With little incentive for an elected official to disclose such an illness, it is difficult to know just how pervasive the problem is. Feinstein’s retinue of staffers have for years sought to conceal her decline, having established a system to prevent her from walking the halls of Congress alone and risk having an unsupervised interaction with a reporter.
That's even as Ken talks about Ms. Russiagate, Nancy Pelosi, announcing she was going to run again.
The late Dianne Feinstein and the still alive Mitch McConnell, as part of the "Gang of Eight," did ineed have access to classified material from the CIA, and presumably at times from the NSA as well.
But, Ken doesn't update for ... possibly Dementia Joe.
Various forms of dementia, whether Alzheimer's, Lewy body, or atherosclerotic or arteriosclerotic (types of vascular), can do more than affect memory and intellect. We're not stereotypical Vulcans, androids or whatever; our intellect includes our emotions, per David Hume et al.
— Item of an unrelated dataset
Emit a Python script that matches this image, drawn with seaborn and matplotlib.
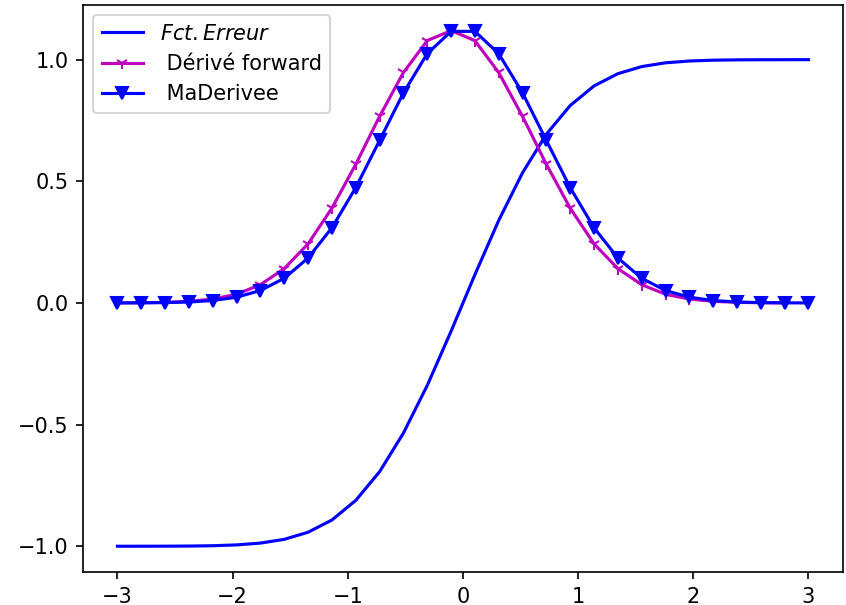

Let us remember that it's Joe Biden who can get fixated in anger against the Houthis not "submitting" to him and say it's time to bomb them again. It's Joe Biden who can get fixated in anger when Hamas proposes an "unacceptable" truce.
But, the intellect is also involved, and not just memory. It's Joe Biden who may not be able to cipher through Israeli lies about the UNRWA.
Finally, since Klippenstein went Russiagate, if you will, with Pelosi, and we're in Cold War 2.0 with Russia and China, and backing Ukraine in a proxy war?
Joe Biden controls the nuclear "football." What if, as humongously unlikely as it is, Vladimir Putin launched a nuclear first strike and Biden couldn't remember the US codes? Or, back to emotions plus intellect, without bad memory. What if a new version of an Able Archer happened and Biden refused to accept NSA staffers saying there was an error situation of some sort?
This should scare the shit out of people.
And, ditto for the degree Donald Trump faces the same concerns. And, yes, Dementia Don looks more and more real, too. (Waiting for Republicans or conservative media to go John Nichols and say "Trump has always done this.")
And, the scariness of a second-term Biden should be held just as true of a second-term Trump.